Il le ramassa et l’examina. Par malheur, cette caisse si lourde, remplie de cassonade, n’était pas d’un volume considérable. Tous les nœuds défaits, la corde n’avait guère qu’une fois et demie la longueur du corps du petit garçon. Yvon leva la tête et mesura une fois de plus du regard la hauteur du puits d’entrée. Sans bruit, il transporta la plus large des quatre caisses sous l’ouverture d’entrée, contre la roche, et plaça les trois autres empilées par-dessus. La corde sous le bras, il monta avec précaution sur cet échafaudage, le cœur battant. La tête de l’enfant atteignait ainsi à la moitié juste de la hauteur du puits. Il ne fallait pas songer à s’élever davantage à l’aide seulement des mains et des jambes. Nulle aspérité ne se prêtait à l’ascension. Yves fit au bout de la corde une boucle et, tenant bien serrée l’autre extrémité, il lança cette corde au-dessus de sa tête, espérant qu’elle trouverait à s’accrocher quelque part. Mais, hélas ! la boucle qui avait diminué la corde d’autant qu’il fallait pour la former, dépassa à peine l’orifice extérieur du puits et retomba dans l’intérieur. Aucune saillie de roc n’était visible, où cette boucle pût s’accrocher. Chaque fois que Yves lançait son lasso, la corde retombait piteusement. De guerre lasse, il interrompit cet exercice inutile. Il redescendit sans désespérer encore de ce moyen de salut, mais si harassé de tout le travail qu’il avait fourni, qu’il n’en pouvait plus. Pour continuer son évasion, pour l’exécuter, il fallait du repos, aussi bien à son esprit, qu’à son corps à bout de forces. Il résolut de s’accorder un peu de sommeil. Toutefois, ne voulant négliger aucune des chances de délivrance qui s’offraient, il voulut, avant de s’endormir, lancer son second billet sur la falaise. Il déchira, après une légère échancrure faite au couteau, un très large pan de soie rouge, d’étoffe somptueuse qui ne pouvait manquer d’attirer immédiatement toute personne passant sur la grève. Il défit la poupée-perroquet de Manette, ouvrit le médaillon et glissa son billet auprès des cheveux, sous le couvercle d’or. Et quand il eut fait de la soie un épais tampon, tout autour de cette étrange et précieuse boîte aux lettres, il la lança vigoureusement par la lucarne dans l’espace. Il s’endormit aussitôt, tout souriant d’espérance prochaine.
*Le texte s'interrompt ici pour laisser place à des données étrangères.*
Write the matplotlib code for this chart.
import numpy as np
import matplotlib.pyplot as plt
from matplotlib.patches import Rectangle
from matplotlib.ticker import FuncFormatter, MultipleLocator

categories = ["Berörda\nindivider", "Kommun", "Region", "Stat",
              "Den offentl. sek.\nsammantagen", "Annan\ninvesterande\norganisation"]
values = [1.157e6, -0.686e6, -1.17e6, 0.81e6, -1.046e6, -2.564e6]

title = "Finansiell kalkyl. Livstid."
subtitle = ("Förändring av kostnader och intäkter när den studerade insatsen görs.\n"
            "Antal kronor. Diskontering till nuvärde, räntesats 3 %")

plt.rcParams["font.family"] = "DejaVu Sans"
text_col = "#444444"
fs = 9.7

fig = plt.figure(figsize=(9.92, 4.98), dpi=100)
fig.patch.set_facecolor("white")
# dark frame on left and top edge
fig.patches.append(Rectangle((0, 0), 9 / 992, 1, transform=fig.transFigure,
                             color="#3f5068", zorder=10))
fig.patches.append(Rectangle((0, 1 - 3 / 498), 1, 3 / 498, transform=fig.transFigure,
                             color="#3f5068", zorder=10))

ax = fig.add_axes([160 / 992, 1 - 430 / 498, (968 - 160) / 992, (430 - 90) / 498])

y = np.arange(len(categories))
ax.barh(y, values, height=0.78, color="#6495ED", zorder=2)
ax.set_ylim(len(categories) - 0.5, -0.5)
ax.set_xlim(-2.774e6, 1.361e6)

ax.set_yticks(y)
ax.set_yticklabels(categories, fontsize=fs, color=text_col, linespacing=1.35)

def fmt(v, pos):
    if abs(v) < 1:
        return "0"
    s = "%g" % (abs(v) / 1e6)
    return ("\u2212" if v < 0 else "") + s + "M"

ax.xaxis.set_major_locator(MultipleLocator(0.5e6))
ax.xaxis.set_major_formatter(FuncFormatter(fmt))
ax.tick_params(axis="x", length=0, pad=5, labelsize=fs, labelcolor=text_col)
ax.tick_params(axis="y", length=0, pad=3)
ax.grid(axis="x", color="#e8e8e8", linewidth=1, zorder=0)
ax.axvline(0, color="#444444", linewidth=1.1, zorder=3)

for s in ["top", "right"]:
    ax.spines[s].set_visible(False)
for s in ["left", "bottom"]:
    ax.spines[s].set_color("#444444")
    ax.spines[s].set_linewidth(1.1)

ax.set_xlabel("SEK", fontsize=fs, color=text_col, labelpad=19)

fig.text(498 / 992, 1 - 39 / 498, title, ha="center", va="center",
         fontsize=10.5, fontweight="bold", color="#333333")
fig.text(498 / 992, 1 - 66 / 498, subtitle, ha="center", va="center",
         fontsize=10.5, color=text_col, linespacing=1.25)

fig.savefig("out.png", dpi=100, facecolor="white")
À ce moment-là même, le chevalier galopait sur la route de Quimper, suivi de Chalin, également à cheval. À la suite de la première explosion de joie larmoyante que l’on sait, au reçu du bouquet, quand le recteur avait apporté de l’écriture de l’enfant chéri, cette chose qui prouvait que Yves existait quelque part, des doutes cruels avaient assailli la famille. Que voulait dire cette missive dont la mer avait si malencontreusement effacé la majeure partie ? Où Yvon pouvait-il être ? Pourquoi écrivait-il au lieu de revenir ? Pourquoi ce bouquet ? Avec qui, auprès de qui, l’enfant avait-il pu partir ? Autant de questions insolubles. On ne pouvait penser qu’il fût retenu par quelqu’un ! Et cependant… Fallait-il croire (et le chevalier était partisan de cette opinion, à l’encontre de Manon), fallait-il croire que la menace de la pension, de la séparation l’avait incité à s’éloigner et à demander l’hospitalité à une famille quelconque, habitant plus ou moins loin de Penhoël ? Ce devait être cela, affirmait le père. La grande Manon branlait tristement la tête.

« Yvonnaïk ne nous a pas quittés de son plein gré, disait-elle ; il ne se serait pas séparé de nous pour éviter d’en être séparé par votre volonté, mon père. Yvonnaïk n’aurait jamais fait cela. S’il s’y était laissé entraîner, il serait revenu bien vite le lendemain.